Re: Add LZ4 compression in pg_dump

From: gkokolatos(at)pm(dot)me
To: Tomas Vondra <tomas(dot)vondra(at)enterprisedb(dot)com>
Cc: Alexander Lakhin <exclusion(at)gmail(dot)com>, "shiy(dot)fnst(at)fujitsu(dot)com" <shiy(dot)fnst(at)fujitsu(dot)com>, Michael Paquier <michael(at)paquier(dot)xyz>, Justin Pryzby <pryzby(at)telsasoft(dot)com>, "pgsql-hackers(at)lists(dot)postgresql(dot)org" <pgsql-hackers(at)lists(dot)postgresql(dot)org>, Rachel Heaton <rachelmheaton(at)gmail(dot)com>
Subject: Re: Add LZ4 compression in pg_dump
Date: 2023-03-14 15:18:33
Message-ID: 5qAu7vrMV3hEodlIC82b0JICWTwEUSRoIDWlIaczNBIEVVfDH2lccxHNIQ726e4nX_Qqjc4lPc5_z9RtV28NMdVv7BNiADF4JB-FDahmlVk=@pm.me
Views: Raw Message | Whole Thread | Download mbox | Resend email
Thread:
Lists: pgsql-hackers

------- Original Message -------
On Monday, March 13th, 2023 at 9:21 PM, Tomas Vondra <tomas(dot)vondra(at)enterprisedb(dot)com> wrote:

>
>
>
>
> On 3/11/23 11:50, gkokolatos(at)pm(dot)me wrote:
>
> > ------- Original Message -------
> > On Saturday, March 11th, 2023 at 7:00 AM, Alexander Lakhin exclusion(at)gmail(dot)com wrote:
> >
> > > Hello,
> > > 23.02.2023 23:24, Tomas Vondra wrote:

>
>
> Thanks for the patch.
>
> I did look if there are other places that might have the same issue, and
> I think there are - see attached 0002. For example LZ4File_write is
> declared to return size_t, but then it also does
>
> if (LZ4F_isError(status))
> {
> fs->errcode = status;
>
> return -1;
> }
>
> That won't work :-(

You are right. It is confusing.

>
> And these issues may not be restricted to lz4 code - Gzip_write is
> declared to return size_t, but it does
>
> return gzwrite(gzfp, ptr, size);
>
> and gzwrite returns int. Although, maybe that's correct, because
> gzwrite() is "0 on error" so maybe this is fine ...
>
> However, Gzip_read assigns gzread() to size_t, and that does not seem
> great. It probably will still trigger the following pg_fatal() because
> it'd be very lucky to match the expected 'size', but it's confusing.

Agreed.

>
>
> I wonder whether CompressorState should use int or size_t for the
> read_func/write_func callbacks. I guess no option is perfect, i.e. no
> data type will work for all compression libraries we might use (lz4 uses
> int while lz4f uses size_t, to there's that).
>
> It's a bit weird the "open" functions return int and the read/write
> size_t. Maybe we should stick to int, which is what the old functions
> (cfwrite etc.) did.
>
You are right. These functions are modeled by the open/fread/
fwrite etc, and they have kept the return types of these ones. Their
callers do check the return value of read_func and write_func against
the requested size of bytes to be transferred.

>
> But I think the actual problem here is that the API does not clearly
> define how errors are communicated. I mean, it's nice to return the
> value returned by the library function without "mangling" it by
> conversion to size_t, but what if the libraries communicate errors in
> different way? Some may return "0" while others may return "-1".

Agreed.

>
> I think the right approach is to handle all library errors and not just
> let them through. So Gzip_write() needs to check the return value, and
> either call pg_fatal() or translate it to an error defined by the API.

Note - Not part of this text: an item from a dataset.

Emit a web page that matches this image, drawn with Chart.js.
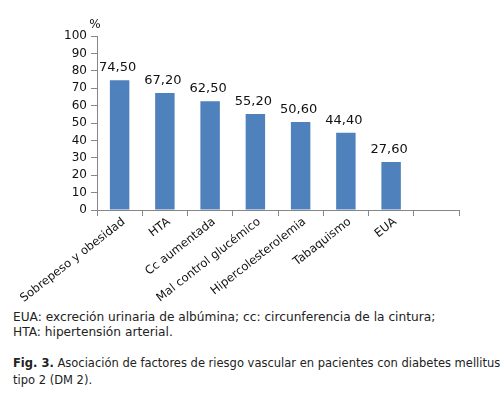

It makes sense. It will change some of the behaviour of the callers,
mostly on what constitutes an error, and what error message is emitted.
This is a reasonable change though.

>
> For example we might say "returns 0 on error" and then translate all
> library-specific errors to that.

Ok.

> While looking at the code I realized a couple function comments don't
> say what's returned in case of error, etc. So 0004 adds those.
>
> 0003 is a couple minor assorted comments/questions:
>
> - Should we move ZLIB_OUT_SIZE/ZLIB_IN_SIZE to compress_gzip.c?

It would make things clearer.

> - Why are LZ4 buffer sizes different (ZLIB has both 4kB)?

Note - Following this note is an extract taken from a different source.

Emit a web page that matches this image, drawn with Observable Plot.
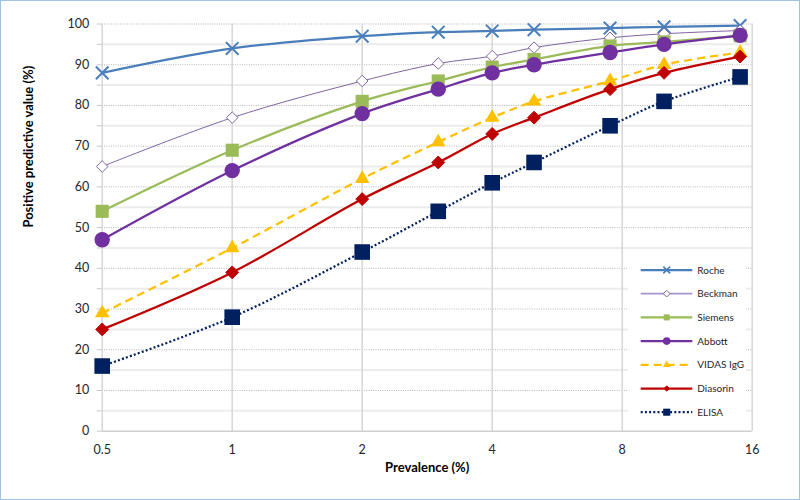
<!DOCTYPE html>
<html><head><meta charset="utf-8">
<script src="https://cdn.jsdelivr.net/npm/d3@7"></script>
<script src="https://cdn.jsdelivr.net/npm/@observablehq/plot@0.6"></script>
<style>
body{margin:0;background:#fff;}
#wrap{position:relative;width:800px;height:500px;overflow:hidden;font-family:Lato,"Open Sans",sans-serif;}
#border{position:absolute;left:0;top:0;width:800px;height:500px;box-sizing:border-box;border:1px solid #9dc3e6;pointer-events:none;}
#legend{position:absolute;left:628px;top:250px;}
</style></head><body>
<div id="wrap"><div id="chart"></div><svg id="legend" width="118" height="176"></svg><div id="border"></div></div>
<script>
// ---- data ----
const prevalence = [0.5, 1, 2, 3, 4, 5, 7.5, 10, 15];
const roche    = [88, 94, 97, 98, 98.3, 98.6, 99, 99.3, 99.6];
const beckman  = [65, 77, 86, 90.3, 92.1, 94.2, 96.6, 97.6, 98.4];
const siemens  = [54, 69, 81, 86, 89.4, 91.3, 94.6, 95.6, 97.1];
const abbott   = [47, 64, 78, 84, 88, 90, 93, 95, 97.2];
const vidas    = [29, 45, 62, 71, 77, 81, 86, 90, 93];
const diasorin = [25, 39, 57, 66, 73, 77, 84, 88, 92];
const elisa    = [16, 28, 44, 54, 61, 66, 75, 81, 87];
const seriesNames = ["Roche", "Beckman", "Siemens", "Abbott", "VIDAS IgG", "Diasorin", "ELISA"];
const seriesValues = [roche, beckman, siemens, abbott, vidas, diasorin, elisa];
const xTicks = [0.5, 1, 2, 4, 8, 16];
const yMajor = d3.range(10, 101, 10);
const yMinor = d3.range(5, 100, 10);
const yTicks = d3.range(0, 101, 5);
const xTitle = "Prevalence (%)";
const yTitle = "Positive predictive value (%)";

// ---- styles ----
const styles = {
  "Roche":     {color:"#4a7ebb", width:2.25, dash:null,  symbol:"times",    r:5.8, fill:"none",    sw:2,   lr:3.2},
  "Beckman":   {color:"#8064a2", width:1,    dash:null,  symbol:"diamond2", r:5.2, fill:"white",   sw:1,   lr:3},
  "Siemens":   {color:"#9bbb59", width:2.25, dash:null,  symbol:"square",   r:7.4, fill:"#9bbb59", sw:0,   lr:3.4},
  "Abbott":    {color:"#7030a0", width:2.25, dash:null,  symbol:"circle",   r:7.7, fill:"#7030a0", sw:0,   lr:3.8},
  "VIDAS IgG": {color:"#ffc000", width:2.25, dash:"8,5", symbol:"triangle", r:5.4, fill:"#ffc000", sw:0,   lr:2.8},
  "Diasorin":  {color:"#c00000", width:2.25, dash:null,  symbol:"diamond2", r:5.8, fill:"#c00000", sw:1,   lr:2.4},
  "ELISA":     {color:"#002060", width:2.25, dash:"2,2.2", symbol:"square", r:8.8, fill:"#002060", sw:0,   lr:4}
};

const rows = [];
seriesNames.forEach((name, i) => prevalence.forEach((p, j) => rows.push({series:name, x:p, y:seriesValues[i][j]})));

const marks = [
  Plot.ruleY(yMinor, {stroke:"#ececec", strokeWidth:2}),
  Plot.ruleY(yMajor, {stroke:"#b8b8b8", strokeWidth:1, strokeDasharray:"1,1.3"}),
  Plot.ruleX(xTicks, {stroke:"#d6d6d6", strokeWidth:1.5}),
  Plot.ruleY([0], {stroke:"#cfcfcf", strokeWidth:1.5}),
  Plot.axisY({ticks:yTicks, tickSize:5, tickPadding:8, tickFormat:d => d % 10 === 0 ? d : "", stroke:"#c8c8c8", label:null, fontSize:12.5, fill:"#262626"}),
  Plot.axisX({ticks:xTicks, tickSize:0, tickPadding:14, tickFormat:d => String(d), label:null, fontSize:12.5, fill:"#262626"}),
  Plot.text([yTitle], {frameAnchor:"left", rotate:-90, dx:-73, fontWeight:"bold", fontSize:13, fill:"#000"}),
  Plot.text([xTitle], {frameAnchor:"bottom", dy:41, fontWeight:"bold", fontSize:13, fill:"#000"})
];
seriesNames.forEach(name => {
  const s = styles[name];
  const data = rows.filter(d => d.series === name);
  marks.push(Plot.line(data, {x:"x", y:"y", stroke:s.color, strokeWidth:s.width, strokeDasharray:s.dash, curve:"catmull-rom", strokeLinecap:"butt"}));
  marks.push(Plot.dot(data, {x:"x", y:"y", symbol:s.symbol, r:s.r, fill:s.fill, stroke:s.sw ? s.color : "none", strokeWidth:s.sw}));
});

const chart = Plot.plot({
  width:800, height:500,
  marginLeft:101.7, marginRight:48.3, marginTop:23.5, marginBottom:69.3,
  style:{fontFamily:"Lato, 'Open Sans', sans-serif", background:"white"},
  x:{type:"log", base:2, domain:[0.5, 16]},
  y:{domain:[0, 100]},
  marks
});
document.getElementById("chart").appendChild(chart);

// ---- legend ----
const lg = d3.select("#legend");
lg.append("rect").attr("width",118).attr("height",176).attr("fill","white");
const symMap = {times:d3.symbolTimes, diamond2:d3.symbolDiamond2, square:d3.symbolSquare, circle:d3.symbolCircle, triangle:d3.symbolTriangle};
seriesNames.forEach((name, i) => {
  const s = styles[name];
  const y = 20 + i * 23.7;
  const g = lg.append("g").attr("transform", `translate(0,${y})`);
  g.append("line").attr("x1",12.7).attr("x2",64.3).attr("stroke", name === "Beckman" ? "#a793c9" : s.color)
    .attr("stroke-width", name === "Beckman" ? 1.8 : s.width).attr("stroke-dasharray", s.dash);
  g.append("path").attr("transform","translate(38.7,0)")
    .attr("d", d3.symbol(symMap[s.symbol], Math.PI * s.lr * s.lr)())
    .attr("fill", s.fill).attr("stroke", s.sw ? s.color : "none").attr("stroke-width", s.sw ? Math.min(s.sw,1.6) : 0);
  g.append("text").attr("x",69.3).attr("dy","0.35em").attr("font-size",10).attr("fill","#262626").text(name);
});
</script>
</body></html>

Clearly some comments are needed, if the difference makes sense.

> - I wonder if we actually need LZ4F_HEADER_SIZE_MAX? Is it even possible
> for LZ4F_compressBound to return value this small (especially for 16kB
> input buffer)?
>

I would recommend to keep it. Earlier versions of LZ4F_HEADER_SIZE_MAX
do not have it. Later versions do advise to use it.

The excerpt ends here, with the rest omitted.